The open-source malware (1)

dgharmon (2564621) | about 2 years ago | (#38883265)

'Clearly the above patterns are trying to appear as though they are related to Microsoft’s “Windows Update” service versus something malicious. A clear, common name for this particular threat did not seem to emerge in the open-source, so we have commonly referred to this threat family as the “MSUpdater” Trojan` link [seculert.com]

Re:The open-source malware (0)

Anonymous Coward | more than 2 years ago | (#38884563)

'Clearly the above patterns are trying to appear as though they are related to Microsoft’s “Windows Update” service versus something malicious. A clear, common name for this particular threat did not seem to emerge in the open-source, so we have commonly referred to this threat family as the “MSUpdater” Trojan` link [seculert.com]

I see what you did there... Nice pdf link.

Who cares. (1)

unity100 (970058) | more than 2 years ago | (#38887025)

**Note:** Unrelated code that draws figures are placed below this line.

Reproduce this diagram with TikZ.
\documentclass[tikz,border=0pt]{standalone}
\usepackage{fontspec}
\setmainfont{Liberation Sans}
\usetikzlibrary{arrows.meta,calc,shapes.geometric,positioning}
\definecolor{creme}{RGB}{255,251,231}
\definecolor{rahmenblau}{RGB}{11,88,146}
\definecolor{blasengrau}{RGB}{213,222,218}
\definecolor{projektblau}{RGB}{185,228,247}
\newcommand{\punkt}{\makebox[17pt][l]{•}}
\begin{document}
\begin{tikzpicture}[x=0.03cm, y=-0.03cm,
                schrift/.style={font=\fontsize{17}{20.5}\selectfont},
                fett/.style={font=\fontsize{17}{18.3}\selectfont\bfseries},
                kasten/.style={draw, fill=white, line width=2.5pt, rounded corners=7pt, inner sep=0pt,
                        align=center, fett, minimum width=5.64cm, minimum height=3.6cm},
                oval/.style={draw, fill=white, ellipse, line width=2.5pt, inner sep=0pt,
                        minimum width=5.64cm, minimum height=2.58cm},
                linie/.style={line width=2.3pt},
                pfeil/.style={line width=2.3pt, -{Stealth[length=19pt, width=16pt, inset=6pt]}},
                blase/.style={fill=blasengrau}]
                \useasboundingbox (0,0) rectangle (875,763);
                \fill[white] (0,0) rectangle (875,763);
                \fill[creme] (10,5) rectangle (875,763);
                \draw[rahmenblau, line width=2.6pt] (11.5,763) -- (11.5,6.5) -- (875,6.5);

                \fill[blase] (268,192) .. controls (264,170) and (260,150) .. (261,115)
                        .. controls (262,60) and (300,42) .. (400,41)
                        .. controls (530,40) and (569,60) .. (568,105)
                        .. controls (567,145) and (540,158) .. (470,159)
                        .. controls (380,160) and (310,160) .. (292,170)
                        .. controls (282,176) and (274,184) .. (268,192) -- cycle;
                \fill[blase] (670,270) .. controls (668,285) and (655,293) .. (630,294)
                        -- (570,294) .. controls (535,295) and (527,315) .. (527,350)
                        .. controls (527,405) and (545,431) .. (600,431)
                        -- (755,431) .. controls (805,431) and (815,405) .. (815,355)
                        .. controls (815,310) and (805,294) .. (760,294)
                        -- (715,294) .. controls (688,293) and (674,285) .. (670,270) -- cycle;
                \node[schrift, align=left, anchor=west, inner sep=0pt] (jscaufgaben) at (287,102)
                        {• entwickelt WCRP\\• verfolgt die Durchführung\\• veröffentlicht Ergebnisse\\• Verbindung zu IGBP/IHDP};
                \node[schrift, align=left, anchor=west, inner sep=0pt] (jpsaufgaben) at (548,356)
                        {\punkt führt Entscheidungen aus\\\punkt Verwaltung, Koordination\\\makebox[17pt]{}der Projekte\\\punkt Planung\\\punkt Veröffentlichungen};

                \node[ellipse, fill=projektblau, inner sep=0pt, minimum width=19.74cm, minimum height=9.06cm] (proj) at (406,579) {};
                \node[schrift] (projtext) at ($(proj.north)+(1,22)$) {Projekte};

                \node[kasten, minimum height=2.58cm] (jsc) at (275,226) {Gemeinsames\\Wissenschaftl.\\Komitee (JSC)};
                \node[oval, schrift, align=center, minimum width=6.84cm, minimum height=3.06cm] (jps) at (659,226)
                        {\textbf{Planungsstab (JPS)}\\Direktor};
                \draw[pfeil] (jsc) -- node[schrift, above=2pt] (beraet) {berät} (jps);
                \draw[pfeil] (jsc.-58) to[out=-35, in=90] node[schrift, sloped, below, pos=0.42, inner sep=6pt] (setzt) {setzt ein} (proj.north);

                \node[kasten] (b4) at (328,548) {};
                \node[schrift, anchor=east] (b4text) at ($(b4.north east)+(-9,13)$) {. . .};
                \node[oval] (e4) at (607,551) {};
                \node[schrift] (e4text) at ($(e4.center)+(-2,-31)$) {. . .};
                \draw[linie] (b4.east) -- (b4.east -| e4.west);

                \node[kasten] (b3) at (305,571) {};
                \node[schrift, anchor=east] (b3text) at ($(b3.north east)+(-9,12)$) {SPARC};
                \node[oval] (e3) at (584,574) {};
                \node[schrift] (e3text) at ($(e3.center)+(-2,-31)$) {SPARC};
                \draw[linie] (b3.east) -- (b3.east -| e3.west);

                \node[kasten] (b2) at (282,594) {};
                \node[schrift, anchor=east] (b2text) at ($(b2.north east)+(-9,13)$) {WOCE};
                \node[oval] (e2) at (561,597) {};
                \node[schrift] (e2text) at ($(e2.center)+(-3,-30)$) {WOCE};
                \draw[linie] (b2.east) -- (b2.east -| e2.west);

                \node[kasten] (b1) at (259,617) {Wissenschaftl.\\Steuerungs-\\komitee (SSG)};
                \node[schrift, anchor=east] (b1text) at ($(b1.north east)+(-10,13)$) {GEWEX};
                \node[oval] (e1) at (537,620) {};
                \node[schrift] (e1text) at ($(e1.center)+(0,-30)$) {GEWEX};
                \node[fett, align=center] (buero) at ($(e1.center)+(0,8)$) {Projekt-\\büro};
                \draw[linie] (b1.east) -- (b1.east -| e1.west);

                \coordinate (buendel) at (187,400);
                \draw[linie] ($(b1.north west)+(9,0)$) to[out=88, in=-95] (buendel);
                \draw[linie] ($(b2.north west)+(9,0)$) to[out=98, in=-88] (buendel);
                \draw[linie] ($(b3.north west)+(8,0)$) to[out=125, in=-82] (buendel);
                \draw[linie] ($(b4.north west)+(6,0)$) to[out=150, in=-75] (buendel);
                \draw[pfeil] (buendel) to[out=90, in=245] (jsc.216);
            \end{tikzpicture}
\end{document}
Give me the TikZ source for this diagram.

Has that industry has been utilized for ANYthing other than perpetuating distant wars for the profit of a few corporations at great public expense ?
Which expense, then came out of stuff that reflects directly on people's well being, and the general stability of the society in general, like social security or healthcare ?

why should people give a fuck ? let corporations defend themselves with the money they sucked away from public funds behind the pretense of defense.

PDF (1)

greyblack (1148533) | more than 2 years ago | (#38892223)

Hackers use PDFs to hack into defence contractors network.